Fundamental guide to online forex trading
Every trader should learn these forex trading key terms:
- Base currency & Variable/quote currency: In a currency pair, base is the first currency & variable is the second currency.
For eg. in AED/USD, the United Arab Emirates Dirham is the base currency & USD the variable one.
- Bid: It is the highest price a buyer is ready to pay which occurs to the left of the quote and usually red in color.
- Ask: It represents the lowest price a seller is ready to accept, seen on the right of the pair and often in blue.
- Spread: It is the clear difference between the bid and the ask price representing actual spread in the market and additional spread added by the broker.
- Pips/points:The one digit move in the fourth decimal place is called a pip. For eg. if AED/USD moves from 0.2701 to 0.2702, that .0001 USD rise in value is considered as one pip.

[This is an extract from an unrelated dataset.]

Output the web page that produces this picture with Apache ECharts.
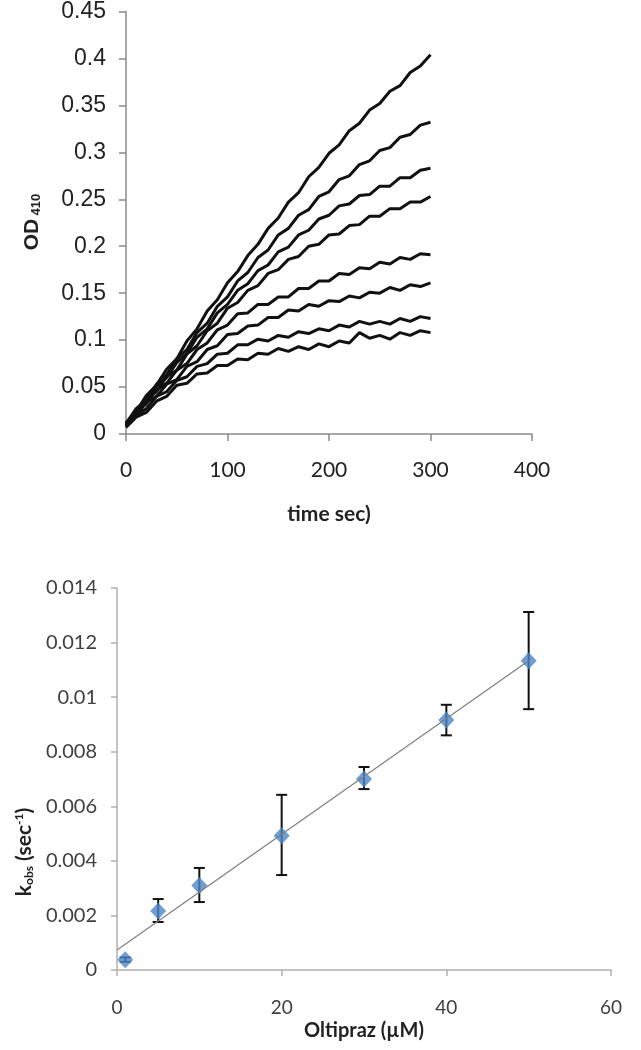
<!DOCTYPE html>
<html>
<head>
<meta charset="utf-8">
<script src="https://cdn.jsdelivr.net/npm/echarts@6/dist/echarts.min.js"></script>
<style>
html,body{margin:0;padding:0;background:#fff;}
#chart{width:641px;height:1050px;}
</style>
</head>
<body>
<div id="chart"></div>
<script>
// ---- Top panel: OD410 vs time (8 kinetic traces, sampled every 10 s) ----
const timeSec = [0,10,20,30,40,50,60,70,80,90,100,110,120,130,140,150,160,170,180,190,200,210,220,230,240,250,260,270,280,290,300];
const trace1 = [0.012,0.024,0.041,0.052,0.069,0.080,0.099,0.112,0.131,0.143,0.161,0.173,0.190,0.202,0.219,0.230,0.247,0.257,0.274,0.284,0.299,0.308,0.323,0.331,0.345,0.352,0.365,0.371,0.385,0.392,0.404];
const trace2 = [0.011,0.027,0.036,0.053,0.063,0.080,0.090,0.108,0.118,0.136,0.146,0.163,0.172,0.188,0.196,0.212,0.219,0.233,0.239,0.253,0.258,0.271,0.275,0.287,0.291,0.302,0.305,0.316,0.319,0.329,0.332];
const trace3 = [0.010,0.025,0.035,0.051,0.060,0.076,0.086,0.103,0.112,0.129,0.138,0.153,0.160,0.174,0.180,0.194,0.199,0.212,0.217,0.229,0.233,0.243,0.245,0.254,0.255,0.264,0.264,0.273,0.273,0.281,0.283];
const trace4 = [0.011,0.021,0.037,0.045,0.061,0.068,0.085,0.094,0.110,0.118,0.134,0.140,0.153,0.158,0.171,0.175,0.186,0.189,0.200,0.202,0.212,0.213,0.222,0.223,0.232,0.232,0.240,0.240,0.247,0.247,0.253];
const trace5 = [0.009,0.023,0.032,0.047,0.054,0.068,0.075,0.090,0.097,0.111,0.116,0.128,0.129,0.138,0.138,0.146,0.146,0.155,0.155,0.163,0.163,0.171,0.170,0.177,0.176,0.183,0.181,0.188,0.186,0.192,0.191];
const trace6 = [0.010,0.019,0.034,0.040,0.053,0.058,0.072,0.077,0.090,0.094,0.106,0.107,0.115,0.116,0.124,0.124,0.132,0.131,0.138,0.136,0.142,0.141,0.147,0.145,0.151,0.150,0.156,0.153,0.159,0.157,0.161];
const trace7 = [0.008,0.020,0.027,0.040,0.045,0.057,0.061,0.072,0.075,0.085,0.086,0.095,0.095,0.101,0.099,0.105,0.103,0.109,0.107,0.112,0.110,0.116,0.114,0.120,0.117,0.120,0.117,0.123,0.120,0.125,0.123];
const trace8 = [0.007,0.018,0.023,0.035,0.040,0.052,0.054,0.064,0.065,0.073,0.073,0.080,0.079,0.086,0.085,0.091,0.088,0.093,0.090,0.096,0.093,0.099,0.097,0.108,0.102,0.105,0.101,0.108,0.105,0.110,0.108];
const traces = [trace1,trace2,trace3,trace4,trace5,trace6,trace7,trace8];
const topX = {min:0, max:400, interval:100};
const topY = {min:0, max:0.45, interval:0.05};

// ---- Bottom panel: k_obs vs Oltipraz ----
const oltipraz = [1,5,10,20,30,40,50];
const kobs     = [0.00038,0.00216,0.00310,0.00492,0.00700,0.00916,0.01133];
const kobsLow  = [0.00030,0.00176,0.00249,0.00348,0.00663,0.00860,0.00956];
const kobsHigh = [0.00046,0.00260,0.00374,0.00642,0.00744,0.00972,0.01312];
const trendX = [0,50];
const trendY = [0.00073,0.01133];
const botX = {min:0, max:60, interval:20};
const botY = {min:0, max:0.014, interval:0.002};

const chart = echarts.init(document.getElementById('chart'), null, {renderer:'canvas'});

const trim = d => v => String(+v.toFixed(d));

const series = [];
traces.forEach((tr,i) => {
  series.push({
    type:'line', xAxisIndex:0, yAxisIndex:0, showSymbol:false, animation:false,
    data: timeSec.map((t,j)=>[t,tr[j]]),
    lineStyle:{color:'#111', width:3}, z:2
  });
});
series.push({
  type:'custom', xAxisIndex:1, yAxisIndex:1, animation:false, z:3,
  data: oltipraz.map((x,i)=>[x,kobsLow[i],kobsHigh[i]]),
  renderItem: function(params, api){
    const x = api.value(0);
    const lo = api.coord([x, api.value(1)]);
    const hi = api.coord([x, api.value(2)]);
    const w = 5.5;
    const st = {stroke:'#111', lineWidth:2};
    return {type:'group', children:[
      {type:'line', shape:{x1:lo[0],y1:lo[1],x2:hi[0],y2:hi[1]}, style:st},
      {type:'line', shape:{x1:lo[0]-w,y1:lo[1],x2:lo[0]+w,y2:lo[1]}, style:st},
      {type:'line', shape:{x1:hi[0]-w,y1:hi[1],x2:hi[0]+w,y2:hi[1]}, style:st}
    ]};
  }
});
series.push({
  type:'scatter', xAxisIndex:1, yAxisIndex:1, animation:false, z:4,
  symbol:'diamond', symbolSize:[16,17],
  itemStyle:{color:'#4a86c8'},
  data: oltipraz.map((x,i)=>[x,kobs[i]])
});
series.push({
  type:'line', xAxisIndex:1, yAxisIndex:1, animation:false, z:5, showSymbol:false,
  data: trendX.map((x,i)=>[x,trendY[i]]),
  lineStyle:{color:'#7f7f7f', width:1.2}
});

const option = {
  backgroundColor:'#ffffff',
  animation:false,
  grid:[
    {left:126, top:10, width:406, height:424},
    {left:117, top:588, width:494, height:382}
  ],
  xAxis:[
    {gridIndex:0, type:'value', min:topX.min, max:topX.max, interval:topX.interval,
     axisLine:{show:true, lineStyle:{color:'#8a8a8a', width:1.5}},
     axisTick:{show:true, inside:false, length:7, lineStyle:{color:'#8a8a8a', width:1.5}},
     splitLine:{show:false},
     axisLabel:{margin:26, fontFamily:'Lato', fontSize:21, color:'#222'},
     name:'time sec)', nameLocation:'middle', nameGap:70,
     nameTextStyle:{fontFamily:'Lato', fontWeight:'bold', fontSize:21, color:'#222'}},
    {gridIndex:1, type:'value', min:botX.min, max:botX.max, interval:botX.interval,
     axisLine:{show:true, lineStyle:{color:'#b0b0b0', width:1.5}},
     axisTick:{show:true, inside:false, length:6, lineStyle:{color:'#b0b0b0', width:1.5}},
     splitLine:{show:false},
     axisLabel:{margin:28, fontFamily:'Lato', fontSize:19, color:'#404040'},
     name:'Oltipraz (µM)', nameLocation:'middle', nameGap:51,
     nameTextStyle:{fontFamily:'Lato', fontWeight:'bold', fontSize:20, color:'#222'}}
  ],
  yAxis:[
    {gridIndex:0, type:'value', min:topY.min, max:topY.max, interval:topY.interval,
     axisLine:{show:true, lineStyle:{color:'#8a8a8a', width:1.5}},
     axisTick:{show:true, inside:false, length:7, lineStyle:{color:'#8a8a8a', width:1.5}},
     splitLine:{show:false},
     axisLabel:{margin:20, fontFamily:'Liberation Sans', fontSize:23, color:'#222', formatter:trim(2)}},
    {gridIndex:1, type:'value', min:botY.min, max:botY.max, interval:botY.interval,
     axisLine:{show:true, lineStyle:{color:'#b0b0b0', width:1.5}},
     axisTick:{show:true, inside:false, length:6, lineStyle:{color:'#b0b0b0', width:1.5}},
     splitLine:{show:false},
     axisLabel:{margin:20, fontFamily:'Lato', fontSize:20, color:'#404040', formatter:trim(3)}}
  ],
  graphic:[
    {type:'text', x:32, y:222, rotation:Math.PI/2, z:10,
     style:{text:'{a|OD} {s|410}', align:'center', verticalAlign:'middle',
       rich:{a:{fontFamily:'Liberation Sans', fontWeight:'bold', fontSize:21, fill:'#222'},
             s:{fontFamily:'Liberation Sans', fontWeight:'bold', fontSize:13, fill:'#222', padding:[8,0,0,0]}}}},
    {type:'text', x:24, y:852, rotation:Math.PI/2, z:10,
     style:{text:'{a|k}{s|obs}{a| (sec}{p|-1}{a|)}', align:'center', verticalAlign:'middle',
       rich:{a:{fontFamily:'Lato', fontWeight:'bold', fontSize:21, fill:'#222'},
             s:{fontFamily:'Lato', fontWeight:'bold', fontSize:12, fill:'#222', padding:[10,0,0,0]},
             p:{fontFamily:'Lato', fontWeight:'bold', fontSize:12, fill:'#222', padding:[0,0,10,0]}}}}
  ],
  series: series
};
chart.setOption(option);
</script>
</body>
</html>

- Leverage: It allows traders to put up a small amount of capital to control larger positions. All to amplify your profits and reduce losses.

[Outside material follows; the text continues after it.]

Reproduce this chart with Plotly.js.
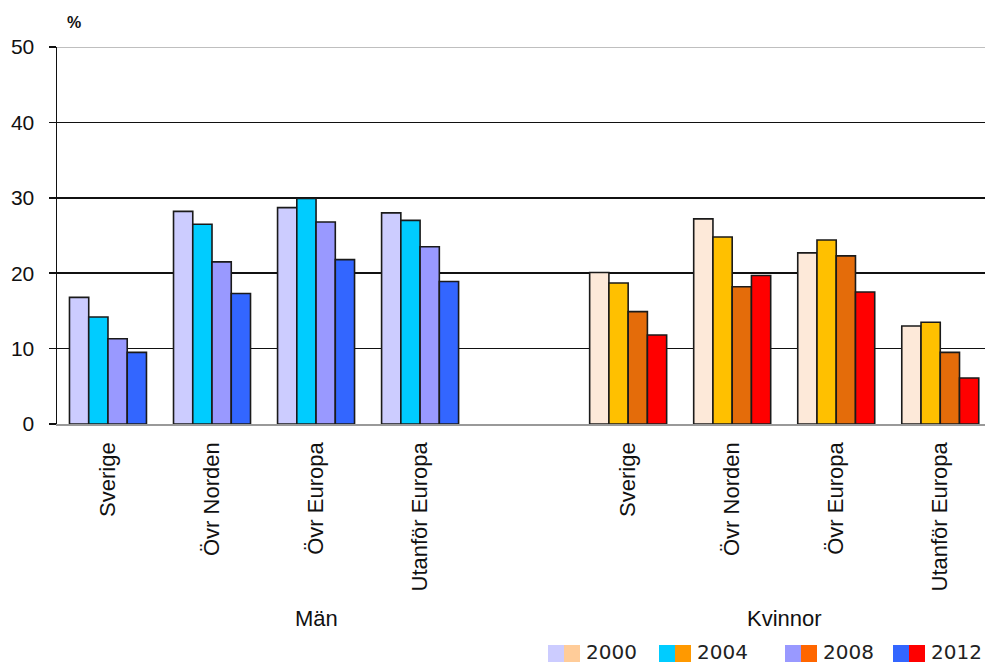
<!DOCTYPE html>
<html><head><meta charset="utf-8">
<script src="https://cdn.plot.ly/plotly-3.0.1.min.js"></script>
<style>html,body{margin:0;padding:0;background:#fff;overflow:hidden}</style>
</head><body>
<div id="chart" style="width:985px;height:664px"></div>
<script>
// Data
const categories = ["Sverige", "Övr Norden", "Övr Europa", "Utanför Europa"];
const groups = ["Män", "Kvinnor"];
const years = ["2000", "2004", "2008", "2012"];
const men2000 = [16.8, 28.2, 28.7, 28.0];
const men2004 = [14.2, 26.5, 29.9, 27.0];
const men2008 = [11.3, 21.5, 26.8, 23.5];
const men2012 = [9.5, 17.3, 21.8, 18.9];
const women2000 = [20.1, 27.2, 22.7, 13.0];
const women2004 = [18.7, 24.8, 24.4, 13.5];
const women2008 = [14.9, 18.2, 22.3, 9.5];
const women2012 = [11.8, 19.7, 17.5, 6.1];
const yTicks = [0, 10, 20, 30, 40, 50];

const menColors = ["#CCCCFF", "#00CCFF", "#9999FF", "#3366FF"];
const womenColors = ["#FDE9D9", "#FFC000", "#E46C0A", "#FF0000"];
const legendMen = ["#CCCCFF", "#00CCFF", "#9999FF", "#3366FF"];
const legendWomen = ["#FFCC99", "#FF9900", "#FF6600", "#FF0000"];

const menX = [0, 1, 2, 3];
const womenX = [5, 6, 7, 8];
const xPos = menX.concat(womenX);
const tickText = categories.concat(categories);

const menSeries = [men2000, men2004, men2008, men2012];
const womenSeries = [women2000, women2004, women2008, women2012];

const traces = years.map((yr, i) => ({
  type: "bar",
  name: yr,
  x: xPos,
  y: menSeries[i].concat(womenSeries[i]),
  marker: {
    color: menX.map(() => menColors[i]).concat(womenX.map(() => womenColors[i])),
    line: {color: "#1a1a1a", width: 1.6}
  },
  showlegend: false,
  hoverinfo: "y"
}));

// pixel helpers for layout positioning
const L = 57, R = 985, T = 47, B = 424;
const px = x => (x - L) / (R - L);
const py = y => (B - y) / (B - T);

const FONT = "Liberation Sans, Arial, sans-serif";

const shapes = [
  {type: "line", xref: "paper", yref: "y", x0: 0, x1: 1, y0: 50, y1: 50, line: {color: "#aaaaaa", width: 1.5}}
];
const annotations = [
  {xref: "x", yref: "paper", x: 2, y: py(618), text: groups[0], showarrow: false,
   font: {family: FONT, size: 22, color: "#111"}, yanchor: "middle"},
  {xref: "x", yref: "paper", x: 6.5, y: py(618), text: groups[1], showarrow: false,
   font: {family: FONT, size: 22, color: "#111"}, yanchor: "middle"},
  {xref: "paper", yref: "paper", x: px(65), y: py(22), text: "<b>%</b>", showarrow: false,
   xanchor: "left", yanchor: "middle", font: {family: FONT, size: 16, color: "#111"}}
];
const legX = [548, 659, 785, 893];
years.forEach((yr, i) => {
  const x0 = legX[i];
  shapes.push({type: "rect", xref: "paper", yref: "paper", x0: px(x0), x1: px(x0 + 16),
    y0: py(662), y1: py(645), fillcolor: legendMen[i], line: {width: 0}});
  shapes.push({type: "rect", xref: "paper", yref: "paper", x0: px(x0 + 16), x1: px(x0 + 32),
    y0: py(662), y1: py(645), fillcolor: legendWomen[i], line: {width: 0}});
  annotations.push({xref: "paper", yref: "paper", x: px(x0 + 36), y: py(652), text: yr,
    showarrow: false, xanchor: "left", yanchor: "middle",
    font: {family: "DejaVu Sans, Verdana", size: 20, color: "#222"}});
});

const layout = {
  width: 985, height: 664,
  margin: {l: L, r: 0, t: T, b: 664 - B, pad: 0},
  paper_bgcolor: "#fff", plot_bgcolor: "#fff",
  barmode: "group", bargap: 0.26, bargroupgap: 0,
  showlegend: false,
  xaxis: {
    range: [-0.49, 8.43],
    tickmode: "array", tickvals: xPos, ticktext: tickText,
    tickangle: -90, ticks: "", showgrid: false, zeroline: false,
    showline: true, linecolor: "#999", linewidth: 1.5,
    ticklabelstandoff: 8,
    tickfont: {family: FONT, size: 22, color: "#111"},
    fixedrange: true
  },
  yaxis: {
    range: [0, 50], tickmode: "array", tickvals: yTicks,
    ticks: "outside", ticklen: 7, tickwidth: 1.5, tickcolor: "#111",
    showline: true, linecolor: "#111", linewidth: 1.5,
    showgrid: true, gridcolor: "#111", gridwidth: 1.5,
    zeroline: false, ticklabelstandoff: 10,
    tickfont: {family: FONT, size: 21, color: "#111"},
    fixedrange: true
  },
  shapes: shapes,
  annotations: annotations
};

Plotly.newPlot("chart", traces, layout, {displayModeBar: false, staticPlot: true});
</script>
</body></html>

- Margin: It is the amount of money required to open a leveraged position. It is also the difference between the funds being lent by the broker and the full value of the position.
- Margin call: A margin call occurs when the total capital deposited, plus or minus any profits or losses, dips below a certain point.
- Liquidity: When a currency pair can be easily bought or sold because of a large number of people trading them, it’s said to be liquidity.